Aufstieg der romantischen Liebe

Sie weisen darauf hin, dass zur Zeit des Ersten Weltkriegs die romantische Liebe ein wichtiger Faktor bei der Wahl des Ehepartners geworden war. Hat sich diese Vorstellung von Liebe durchgesetzt? Spielen in einer Stadt wie Kairo andere Faktoren bei der Wahl der Ehefrau eine Rolle? 

Cuno: Das Thema Liebe findet man in volkstümlichen Erzählungen, die um die Jahrhundertwende veröffentlicht wurden. Natürlich ist Liebe auch ein großes Thema in Filmen und später in Seifenopern (arab. Musalsilat). Aber sie sind ebenso wenig ein Abbild der Wirklichkeit wie die Romane von Jane Austen. Im Gegenteil: Dramen entspringen der Realität gesellschaftlicher Konventionen und familiärer Erwartungen, die Liebesbeziehungen erschweren. 

Die Wissenschaft und meine persönlichen, nicht-wissenschaftlichen Beobachtungen deuten darauf hin, dass sich die Ägypter am Ende des 20. Jahrhunderts immer noch auf Familie und Freunde verlassen, wenn es darum geht, einen geeigneten Ehepartner zu finden. Die Familien bleiben daran beteiligt. 
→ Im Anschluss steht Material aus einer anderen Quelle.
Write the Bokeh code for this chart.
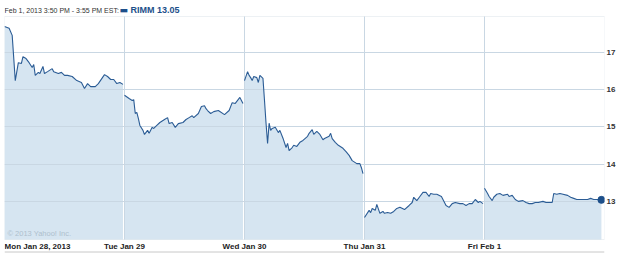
from bokeh.plotting import figure
from bokeh.models import (Range1d, LinearAxis, FixedTicker, Label, ColumnDataSource, BoxAnnotation, Span)
from bokeh.core.properties import value
from bokeh.embed import file_html
from bokeh.resources import INLINE

# ---------------- data ----------------
day_names = ["Mon Jan 28, 2013", "Tue Jan 29", "Wed Jan 30", "Thu Jan 31", "Fri Feb 1"]
day_label_pos = [0.275, 1, 2, 3, 4]

mon_times = ["09:30", "09:45", "09:55", "10:05", "10:15", "10:25", "10:30", "10:40", "10:50", "11:00",
             "11:05", "11:10", "11:20", "11:25", "11:35", "11:40", "11:50", "12:05", "12:10", "12:25",
             "12:35", "12:45", "12:55", "13:10", "13:25", "13:40", "13:50", "14:00", "14:10", "14:25",
             "14:35", "14:55", "15:05", "15:15", "15:25", "15:35", "15:45", "15:55"]
mon_prices = [17.69, 17.64, 17.45, 16.24, 16.72, 16.70, 16.88, 16.83, 16.72, 16.59,
              16.67, 16.38, 16.46, 16.43, 16.62, 16.43, 16.48, 16.56, 16.48, 16.43,
              16.46, 16.38, 16.38, 16.35, 16.24, 16.19, 16.03, 16.16, 16.08, 16.08,
              16.16, 16.40, 16.35, 16.27, 16.27, 16.16, 16.19, 16.14]

tue_times = ["09:30", "09:45", "09:55", "10:00", "10:05", "10:10", "10:15", "10:20", "10:30", "10:35",
             "10:45", "10:50", "11:00", "11:05", "11:15", "11:25", "11:40", "11:50", "11:55", "12:05",
             "12:15", "12:25", "12:40", "12:50", "13:00", "13:10", "13:15", "13:30", "13:40", "13:50",
             "13:55", "14:00", "14:10", "14:20", "14:35", "14:55", "15:10", "15:20", "15:30", "15:45",
             "15:55"]
tue_prices = [15.85, 15.76, 15.71, 15.73, 15.36, 15.39, 15.23, 15.04, 14.91, 14.80,
              14.91, 14.83, 14.99, 14.96, 15.04, 15.12, 15.20, 15.25, 15.09, 15.12,
              14.99, 15.09, 15.12, 15.20, 15.25, 15.30, 15.25, 15.36, 15.55, 15.57,
              15.49, 15.44, 15.36, 15.41, 15.44, 15.33, 15.44, 15.65, 15.63, 15.79,
              15.63]

wed_times = ["09:30", "09:40", "09:45", "09:50", "09:55", "10:00", "10:10", "10:15", "10:20", "10:30",
             "10:35", "10:40", "10:45", "10:50", "10:55", "11:00", "11:10", "11:20", "11:25", "11:35",
             "11:45", "11:50", "11:55", "12:05", "12:10", "12:20", "12:30", "12:40", "12:55", "13:00",
             "13:10", "13:15", "13:25", "13:35", "13:45", "13:50", "14:05", "14:10", "14:15", "14:25",
             "14:35", "14:50", "15:00", "15:10", "15:20", "15:35", "15:45", "15:50", "15:55"]
wed_prices = [16.24, 16.48, 16.38, 16.32, 16.24, 16.35, 16.32, 16.19, 16.38, 16.30,
              15.71, 15.10, 14.56, 15.10, 14.91, 14.96, 14.99, 14.85, 14.91, 14.70,
              14.45, 14.56, 14.37, 14.45, 14.51, 14.48, 14.59, 14.64, 14.75, 14.83,
              14.93, 14.80, 14.88, 14.80, 14.66, 14.69, 14.75, 14.83, 14.69, 14.59,
              14.51, 14.43, 14.34, 14.24, 14.10, 14.02, 14.02, 13.91, 13.75]

thu_times = ["09:30", "09:45", "09:50", "09:55", "10:05", "10:10", "10:20", "10:30", "10:35", "10:45",
             "10:55", "11:05", "11:15", "11:25", "11:40", "11:55", "12:05", "12:10", "12:20", "12:30",
             "12:40", "12:50", "13:00", "13:05", "13:15", "13:25", "13:40", "13:45", "13:55", "14:05",
             "14:15", "14:25", "14:40", "14:50", "15:00", "15:10", "15:20", "15:30", "15:40", "15:45",
             "15:55"]
thu_prices = [12.58, 12.77, 12.71, 12.82, 12.77, 12.93, 12.69, 12.74, 12.69, 12.71,
              12.69, 12.74, 12.82, 12.85, 12.79, 12.90, 12.98, 13.12, 13.03, 13.14,
              13.25, 13.25, 13.14, 13.22, 13.20, 13.20, 13.14, 13.06, 12.90, 12.85,
              12.95, 12.98, 12.95, 12.95, 12.90, 12.95, 12.95, 13.06, 12.98, 13.01,
              12.95]

fri_times = ["09:30", "09:40", "09:45", "09:55", "10:00", "10:10", "10:20", "10:30", "10:45", "10:50",
             "11:00", "11:10", "11:20", "11:35", "11:45", "11:55", "12:05", "12:15", "12:25", "12:40",
             "12:50", "13:00", "13:10", "13:15", "13:25", "13:35", "13:45", "14:00", "14:10", "14:20",
             "14:30", "14:50", "15:05", "15:15", "15:25", "15:35", "15:50"]
fri_prices = [13.36, 13.22, 13.14, 13.03, 13.12, 13.20, 13.22, 13.17, 13.20, 13.14,
              13.17, 13.06, 13.01, 13.03, 12.98, 12.95, 12.95, 12.98, 12.98, 13.01,
              12.98, 12.98, 12.98, 13.22, 13.20, 13.22, 13.20, 13.17, 13.12, 13.09,
              13.06, 13.06, 13.06, 13.09, 13.06, 13.06, 13.05]

y_ticks = [13, 14, 15, 16, 17]
y_start, y_top = 11.99, 17.955          # visible price window of the chart box
last_price_label = "RIMM 13.05"
header_text = "Feb 1, 2013 3:50 PM - 3:55 PM EST:"
copyright_text = "\u00a9 2013 Yahoo! Inc."

# ---------------- styles / layout ----------------
LINE = "#2b5c95"
FILL = "#d6e5f1"
GRID = "#c9d7e3"
BORDER = "#c3d0db"
TEXT = "#333333"
FONT = "Liberation Sans"
W, H = 625, 253
BOX_TOP_PX = 16        # chart box starts 16px below the top edge
BOTTOM_PX = 14         # room below the chart box for day labels

box_h = H - BOX_TOP_PX - BOTTOM_PX
ppu = box_h / (y_top - y_start)           # pixels per price unit
y_lo = y_start - BOTTOM_PX / ppu
y_hi = y_top + BOX_TOP_PX / ppu

SESSION_MIN = 390.0


def to_x(day_index, times):
    out = []
    for t in times:
        h, m = t.split(":")
        mins = int(h) * 60 + int(m) - (9 * 60 + 30)
        out.append(day_index + mins / SESSION_MIN)
    return out


days = [(mon_times, mon_prices), (tue_times, tue_prices), (wed_times, wed_prices),
        (thu_times, thu_prices), (fri_times, fri_prices)]

p = figure(width=W, height=H, output_backend="svg", toolbar_location=None,
           x_range=Range1d(0, 5), y_range=Range1d(y_lo, y_hi),
           x_axis_location=None, y_axis_location=None,
           min_border_left=4, min_border_right=21, min_border_top=0, min_border_bottom=0)
p.background_fill_color = "white"
p.border_fill_color = "white"
p.outline_line_color = None
p.xgrid.visible = False

for i, (t, pr) in enumerate(days):
    xs = to_x(i, t)
    src = ColumnDataSource(dict(x=xs, y=pr, base=[y_start] * len(xs)))
    p.varea(x="x", y1="base", y2="y", source=src, fill_color=FILL, level="image")
    p.line(x="x", y="y", source=src, line_color=LINE, line_width=1.1)

# day separators
day_bounds = [1, 2, 3, 4]
p.segment(x0=day_bounds, x1=day_bounds, y0=[y_start] * 4, y1=[y_top] * 4,
          line_color=GRID, line_width=1, level="underlay")

# last point marker
fx = to_x(4, fri_times)
p.scatter(x=[fx[-1]], y=[fri_prices[-1]], size=7, fill_color="#1d4f8a", line_color="#1d4f8a")

# horizontal grid
p.ygrid.ticker = FixedTicker(ticks=y_ticks)
p.ygrid.grid_line_color = GRID
p.ygrid.grid_line_width = 1
p.ygrid.level = "underlay"

# chart box border
p.add_layout(BoxAnnotation(left=0, right=5, bottom=y_start, top=y_top,
                           fill_alpha=0, line_color=BORDER, line_width=1))

# right axis
ry = LinearAxis(ticker=FixedTicker(ticks=y_ticks))
ry.axis_line_color = None
ry.major_tick_line_color = None
ry.minor_tick_line_color = None
ry.major_tick_out = 0
ry.major_tick_in = 0
ry.minor_tick_out = 0
ry.minor_tick_in = 0
ry.major_label_standoff = 2
ry.major_label_text_font = FONT
ry.major_label_text_font_style = "bold"
ry.major_label_text_font_size = "8px"
ry.major_label_text_color = TEXT
p.add_layout(ry, "right")

# day labels under the chart box
lab_y = y_start - 6.5 / ppu
p.text(x=day_label_pos, y=[lab_y] * len(day_names), text=day_names,
       text_font=value(FONT), text_font_style="bold", text_font_size="8px",
       text_color="#222222", text_align="center", text_baseline="middle")

# bottom separator line
p.add_layout(Span(location=y_start - 12.5 / ppu, dimension="width",
                  line_color="#c8c8c8", line_width=1))

# header (screen units measured from the frame's bottom-left corner)
p.add_layout(Label(x=0, y=H - 9.5, x_units="screen", y_units="screen", text=header_text,
                   text_font=FONT, text_font_size="7px", text_color=TEXT,
                   text_baseline="middle", text_align="left"))
p.add_layout(Label(x=115, y=H - 9, x_units="screen", y_units="screen", text="\u25ac",
                   text_font="DejaVu Sans", text_font_size="9px", text_color="#1d4f8a",
                   text_baseline="middle", text_align="left"))
p.add_layout(Label(x=126, y=H - 9.5, x_units="screen", y_units="screen", text=last_price_label,
                   text_font=FONT, text_font_size="9px", text_font_style="bold",
                   text_color="#1d4f8a", text_baseline="middle", text_align="left"))
# copyright
p.add_layout(Label(x=3, y=BOTTOM_PX + 6.5, x_units="screen", y_units="screen", text=copyright_text,
                   text_font=FONT, text_font_size="7.5px", text_color="#aebfcd",
                   text_baseline="middle", text_align="left"))

open("out.html", "w").write(file_html(p, INLINE))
Familien haben ein großes Interesse daran, dass ihre Kinder erfolgreich heiraten. Nicht nur wegen des Glücks ihrer Kinder, sondern auch wegen der weitreichenden finanziellen Folgen einer Scheidung. Familien sind an den Heiratsverhandlungen beteiligt, da mit der Eheschließung oft erhebliche Vermögenswerte übertragen werden. 

Deshalb waren und sind die Menschen so verärgert über das Phänomen der heimlichen "islamischen" Eheschließung (arab. nikāḥ), die nach Maßgabe der Scharia geschlossenen wird. Die Vorstellung, dass die Familie bei der Wahl des Ehepartners eines Kindes einbezogen werden sollte, ist nach wie vor weit verbreitet. Man geht davon aus, dass sich Liebe und Hingabe im Laufe der Beziehung entwickeln. 

Das Interview führte Mohamad Alrabiuo.